Any emotion or soul or spirit—even the Holy Spirit Himself—renders a truth-claim suspect.

It’s idiotic, really. We were made human, in the image of God, only to attempt to become robots in how we discern what is true. We’ve made a sort of idol out of certainty—out of being able to believe a “fact” simply because “God said so,” without regard for the creative evidence both within us and without us that screams our facts are at best incomplete. Our truth is not honest.

If we are honest, humans were created for beauty. Humans are wired for emotions. Humans thrive in relationship. If we’re honest, relationships and emotions are some of the messiest and grayest areas of life. You can’t slap a mathematical fact or a scientific law on any of it. It’s just too unpredictable.

To me, that’s why it’s beautiful.

It’s a glimpse of God at work—glorious, fierce, incomprehensible. It’s a reminder that I am not in control and I don’t get to tell Him who He is. It’s walking under the trees in a whipping wind while the sky roils with thunderheads, or lying in the grass with the sun on your face and the thin buzz of honeybees all around. It’s the familiar rhythm of spring rolling into summer or the phases of the moon, punctuated by the chaos of invisible solar storms or devastating natural disasters.

There is order and there is chaos. There is truth and there is beauty. There is body and there is emotion. There is what we know and a whole universe of what we don’t know at all.

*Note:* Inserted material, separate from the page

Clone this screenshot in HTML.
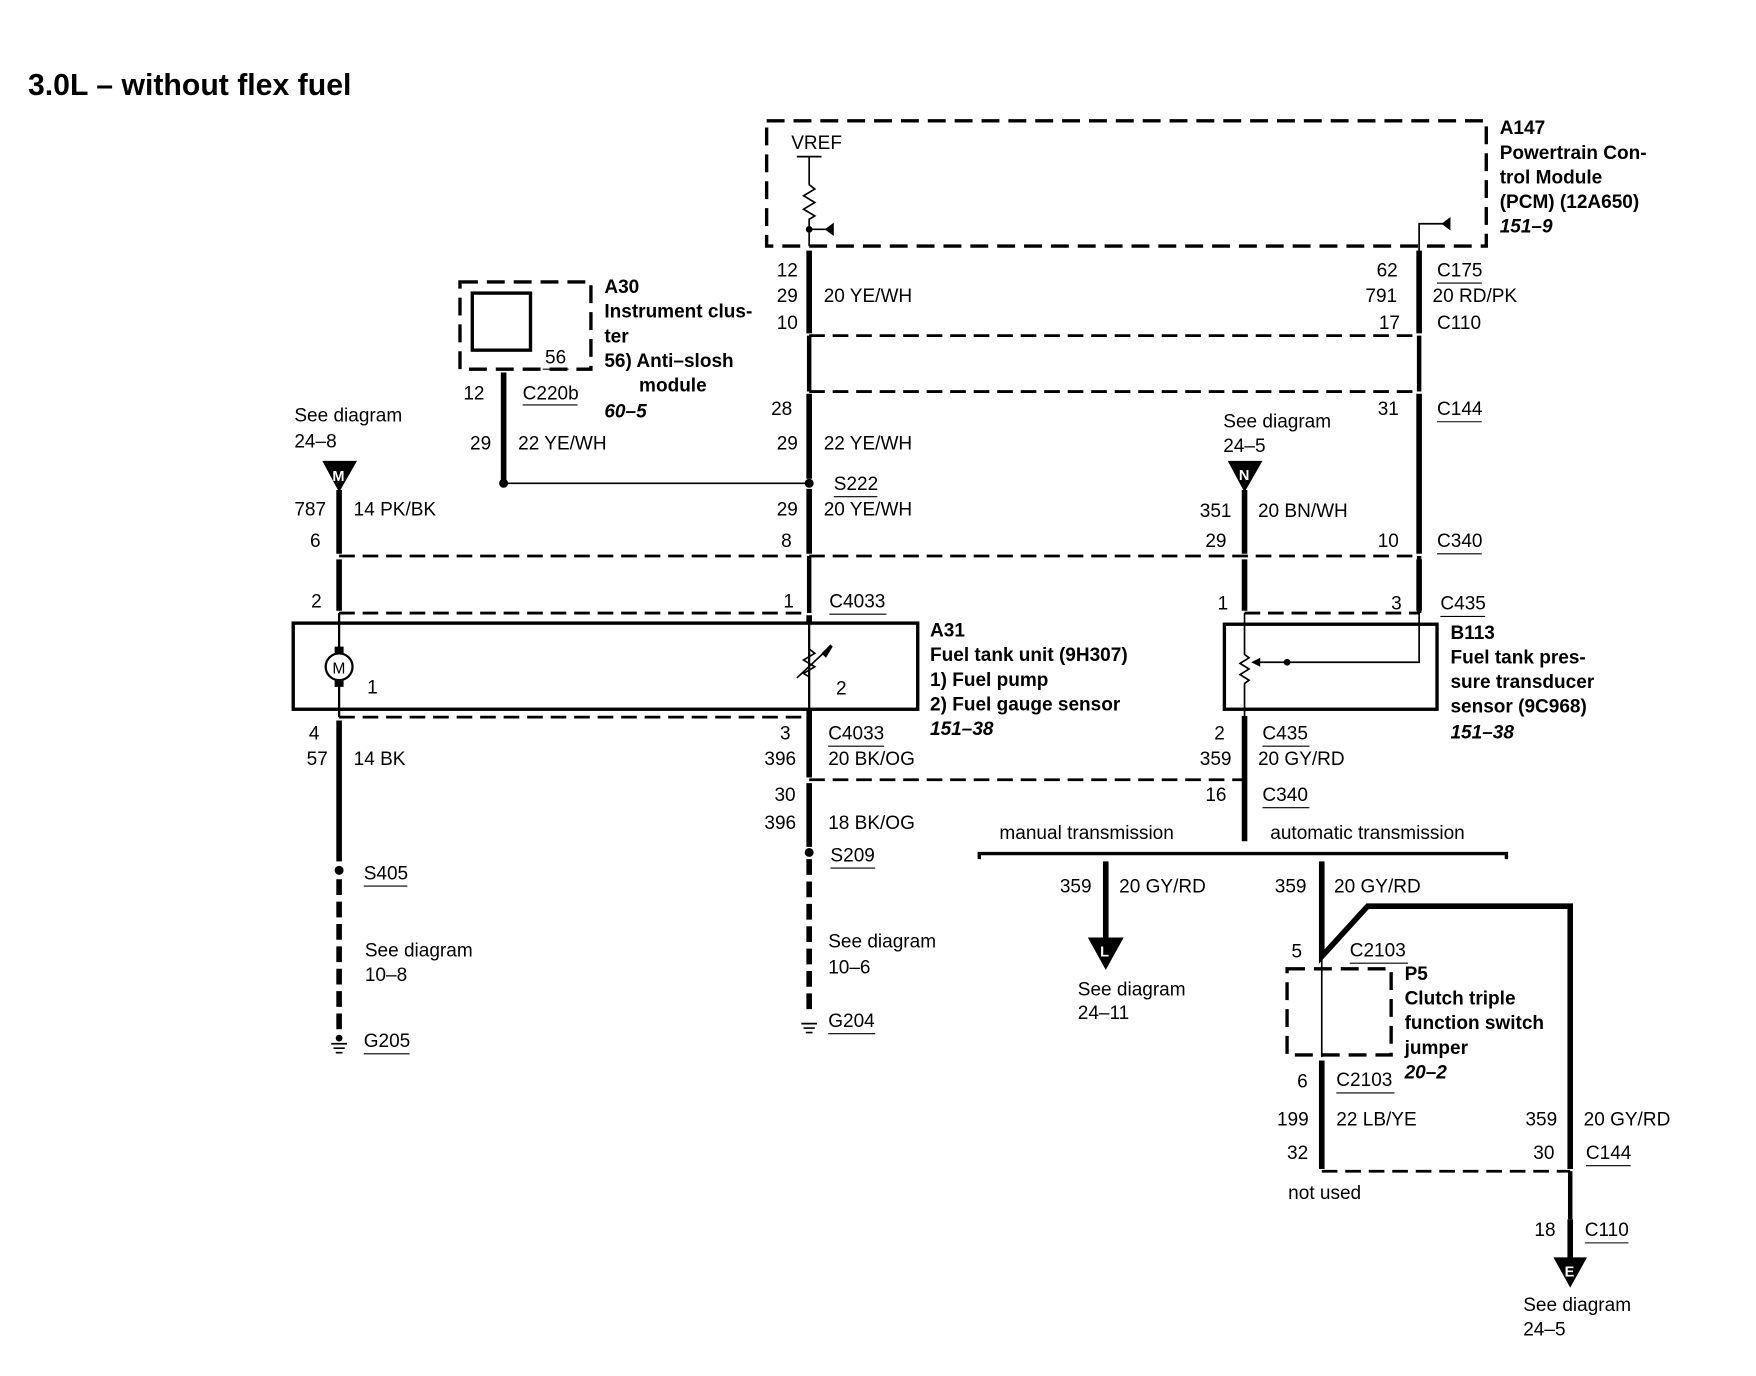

Honesty—the space where truth and beauty overlap—is what I see at the heart of the exodus from warehouse to window-light. I, for one, am worn out by robotic certainty and “the ugly truth,” because I know that the honest truth, the truth that holds space for the divine as well as the human, is beautiful.

God is beautiful and the maker of beauty. God is true and the standard of truth. My job, as His image-bearer and witness, is honesty.